En medio de las noticias sobre la caída de nuestra tasa de crecimiento, el ministro de Trabajo, Fredy Otárola, anunció a inicios de esta semana que en el Ejecutivo se evalúa elevar el sueldo mínimo. Aunque es cierto que el ministro se esforzó bastante en que la propuesta suene prudente –sostuvo que se está haciendo con mucha mesura y aseguró que no se debe golpear a las pequeñas y medianas empresas en esta época de enfriamiento económico–, creemos que la decisión verdaderamente prudente sería más bien no hacer ningún tipo de aumento, por muy mesurado que parezca.
Al contrario de lo que podría resultar intuitivo para algunos, aumentar el sueldo mínimo no beneficia a la gran mayoría de trabajadores. Y es que cuando contratar empleados cuesta más, las empresas naturalmente contratan menos. Es decir, el salario mínimo crea desempleo. De hecho, según el jefe de análisis macroeconómico de Apoyo Consultoría, Juan Carlos Saavedra, por cada 10% de incremento del sueldo mínimo se pierde el 5% del empleo.
Este desempleo, además, perjudica en primer lugar a la población más vulnerable: los jóvenes y los más pobres –al ser usualmente los menos productivos por haber tenido menos oportunidades de capacitación– serán los primeros en perder sus trabajos y también a quienes les será más difícil encontrar un empleo.
Por otro lado, algunas empresas reaccionan frente al sueldo mínimo pasando a la informalidad. Un problema que no es menor pues –según el Banco Mundial– el 65% de nuestras empresas son informales y alrededor de siete de cada diez trabajadores laboran en la informalidad. Y este es el peor de los mundos, pues quienes trabajan fuera de la ley no tienen derecho alguno.
Por todo lo anterior, resulta claro que el Gobierno, en lugar de tomar esta medida populista, haría mejor en facilitar que se creen nuevos puestos de trabajo y que las empresas aumenten su productividad para que tengan la posibilidad de ofrecer mejores condiciones a sus trabajadores.
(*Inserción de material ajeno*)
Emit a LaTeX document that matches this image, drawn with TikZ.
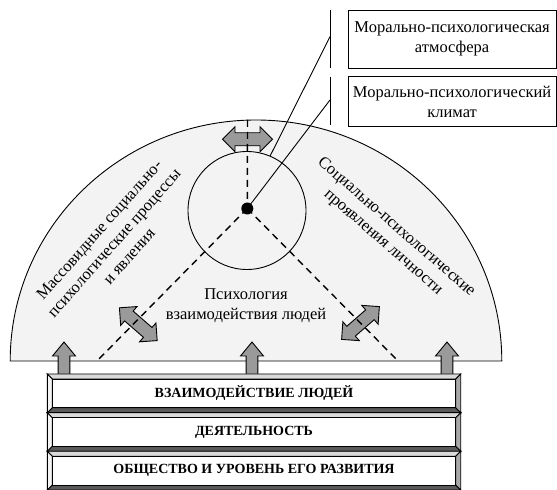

Lamentablemente, nuestro régimen laboral llena a las empresas de excesivas e irrazonables cargas restándoles competitividad y afectando su capacidad productiva. En efecto –según el Banco Interamericano de Desarrollo–, nuestro país se encuentra entre los veinte países con mayor rigidez laboral del mundo y –según la Cámara de Comercio de Lima– los sobrecostos laborales en el Perú son de los más altos en América Latina.
El Gobierno, sin embargo, en lugar de dar pasos hacia una flexibilización de la regulación laboral, camina en la dirección contraria.
En efecto, desde el inicio del gobierno del señor Ollanta Humala se han aprobado una serie de normas laborales que hicieron que nuestro sistema laboral sea aún más rígido y costoso. Para empezar, el sueldo mínimo se elevó de S/.600 a S/.750. Además, la norma que creó la Superintendencia Nacional de Fiscalización Laboral (Sunafil) permitió la imposición –sin ningún sustento técnico– de multas exageradamente altas y totalmente desproporcionales. Asimismo, se aprobó –sin realizar un análisis costo-beneficio de la norma– la Ley de Seguridad y Salud en el Trabajo, cuya aplicación –según la Sociedad Nacional de Industrias– implicaba originalmente un costo de más de S/.30 mil para una mype con diez trabajadores y de más de S/.82 mil para una empresa con cincuenta empleados.
Es cierto que el Gobierno, reconociendo su error, en el primer paquete “reactivador” flexibilizó en algún grado estas obligaciones, pero esto no solo ha sido tardío (las obligaciones estuvieron vigentes durante dos años) sino que únicamente ha significado un parche menor a errores ya cometidos y no una mejora de la situación laboral.
En mayo los suizos votaron en un referéndum en contra de la imposición del que habría sido el salario mínimo más alto del mundo. Por supuesto, no era porque no querían ganar más dinero, sino porque son conscientes de que solo habrían beneficiado a unos pocos a costa de todo el resto. Bien haría el señor Otárola en aprender esta lógica que tan clara parece estar en Suiza.